A global crackdown on bank oversight could undermine a fragile economic recovery if governments move too fast and fail to cooperate, international bankers warned at a conference on Sunday.
-- Deutsche's Ackermann warns on big bank surcharges
-- Bankers fear toughening of Basel III in some nations
Amid mounting currency tensions and talk of new surcharges on the industry, some of the world's top bankers appealed for a gradual approach to implementing the Basel III accord on capital and other banking reforms.
The bankers expressed fears that individual governments will go beyond the Basel III deal struck last month between finance ministers from 27 countries that will force tougher capital and liquidity requirements on banks by 2019 so they can better withstand economic downturns and financial shocks.
"There are many troubling developments that we are now seeing on regulatory reform," said Josef Ackermann, chief executive of Deutsche Bank and chairman of the Institute of International Finance, an industry group. Ackermann and fellow IIF leaders criticised talk that governments might impose surcharges based on banks' size requiring the largest of them to hold more capital than already called for in the Basel agreement.
"The focus should not be on penalising firms just because they are big," Ackermann said. "Interconnectedness is at least as important, as we learned with the collapse of Lehman Brothers."
He also emphasised a concern bankers at the meeting have been sounding all weekend - governments should not seek to accelerate the 2019 deadline for fully implementing the new reforms.
"It is very important that the official authorities ensure that the Basel implementing timetable is fully respected," Ackermann said.
The IIF held its annual meeting here this weekend alongside the fall meetings of the International Monetary Fund and the World Bank, mixing thousands of grey-suited bankers with the usual throngs of weekend tourists on Washington's streets.
At the meeting, regulators from many countries have pushed back against bankers' concerns, arguing they are overstated. "Banks have many ways they can adjust their business models to meet the new standards as they are phased in," William Dudley, the head of the Federal Reserve Bank of New York, said on Sunday. "Many of these changes can occur without any risk of disruption to the flow of credit to households and business."
Bankers and regulators at the IIF annual meeting have found common cause, however, on the notion that if new bank rules and capital reforms are not co-ordinated internationally, then they will have less impact and could create opportunities for mischief or economically risky behaviour in countries with lax regulatory environments.
Ever since the 2007-2009 financial crisis, regulators world-wide have moved to tighten oversight of big banks, which have resisted US and European Union reforms, even as many banks have edged toward more conservative business models.

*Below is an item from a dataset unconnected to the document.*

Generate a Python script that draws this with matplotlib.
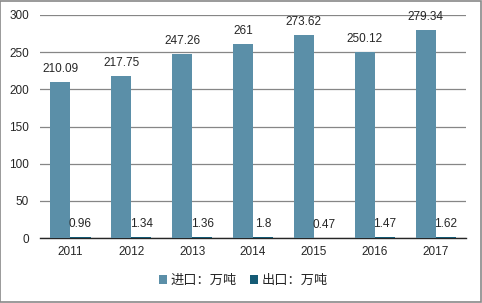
import matplotlib
matplotlib.use("Agg")
import matplotlib.pyplot as plt
import numpy as np

years = ["2011", "2012", "2013", "2014", "2015", "2016", "2017"]
imports = [210.09, 217.75, 247.26, 261, 273.62, 250.12, 279.34]
exports = [0.96, 1.34, 1.36, 1.8, 0.47, 1.47, 1.62]
import_labels = ["210.09", "217.75", "247.26", "261", "273.62", "250.12", "279.34"]
export_labels = ["0.96", "1.34", "1.36", "1.8", "0.47", "1.47", "1.62"]
series_names = ["进口：万吨", "出口：万吨"]
y_ticks = [0, 50, 100, 150, 200, 250, 300]

plt.rcParams["font.family"] = ["Liberation Sans", "Noto Sans CJK SC"]

fig = plt.figure(figsize=(4.82, 3.03), dpi=100)
ax = fig.add_axes([0.083, 0.2145, 0.884, 0.736])

x = np.arange(len(years))
w = 0.33
b1 = ax.bar(x - w / 2, imports, width=w, color="#5B8FA8", zorder=3, label=series_names[0])
b2 = ax.bar(x + w / 2, exports, width=w, color="#155B75", zorder=3, label=series_names[1])

for rect, txt in zip(b1, import_labels):
    ax.annotate(txt, (rect.get_x() + rect.get_width() / 2, rect.get_height()),
                xytext=(0, 5), textcoords="offset points", ha="center", va="bottom",
                fontsize=8.5, color="#262626")
for rect, txt in zip(b2, export_labels):
    ax.annotate(txt, (rect.get_x() + rect.get_width() / 2, rect.get_height()),
                xytext=(0, 5), textcoords="offset points", ha="center", va="bottom",
                fontsize=8.5, color="#262626")

ax.set_xlim(-0.5, len(years) - 0.5)
ax.set_ylim(0, 300)
ax.set_yticks(y_ticks)
ax.set_xticks(x)
ax.set_xticklabels(years)
ax.tick_params(axis="both", length=0, labelsize=8.5, colors="#262626")
ax.tick_params(axis="y", pad=8)
ax.tick_params(axis="x", pad=6)
ax.grid(axis="y", color="#868686", linewidth=0.9, zorder=0)
for side in ["left", "right", "top"]:
    ax.spines[side].set_visible(False)
ax.spines["bottom"].set_color("#262626")
ax.spines["bottom"].set_linewidth(1.0)

leg = fig.legend(loc="center", bbox_to_anchor=(0.505, 0.074), ncol=2, frameon=False,
                 handlelength=0.6, handleheight=0.6, handletextpad=0.25, columnspacing=1.0,
                 prop={"family": ["Noto Sans CJK SC", "Liberation Sans"], "size": 9.5})
for t in leg.get_texts():
    t.set_color("#262626")

fig.patches.append(plt.Rectangle((0.001, 0.002), 0.997, 0.995, transform=fig.transFigure,
                                 fill=False, edgecolor="#898989", linewidth=1.2))

fig.savefig("out.png", dpi=100)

While acknowledging a need for changes to help prevent a recurrence of the crisis and the recession that followed, the banks have sought to protect their profitability and growth from costly new rules and limits on their activities.
Hitting banks too hard and too fast on Basel III could weaken the economy, said Peter Sands, group chief executive of UK financial group Standard Chartered.
"We do have an array of concerns around uncoordinated actions and fragmentation," Sands said, suggesting that original assessments of the economic impact of Basel III could worsen if national governments accelerate its implementation unevenly or tack on additional measures.
In July, the IIF put out a report stating that the Basel framework could reduce economic growth by 3 percent of Gross Domestic Product through 2015.
The new Basel rules will force banks to hold top-quality capital equal to 7 percent of their risk-bearing assets, more than triple than current standards, so they can better withstand economic downturns and financial shocks.
Banks will have until 2015 to meet the minimum core Tier 1 capital requirement, which consists of shares and retained earnings worth at least 4.5 percent of assets. An additional 2.5 percent "capital conservation buffer" will have to be in place by 2019.
Leaders from the Group of 20 developed and emerging nations are set to endorse Basel III when they meet in Seoul in November. Implementation will be left to each country. IIF board member William Rhodes said that beyond new capital and liquidity requirements governments need to co-ordinate on other issues impacting financial markets.
"The failure of accounting standard-setters to achieve demonstrated progress towards convergence in key areas is a matter of major concern," he said. "It's very difficult to have regulatory reform if you don't have accounting reform along with it."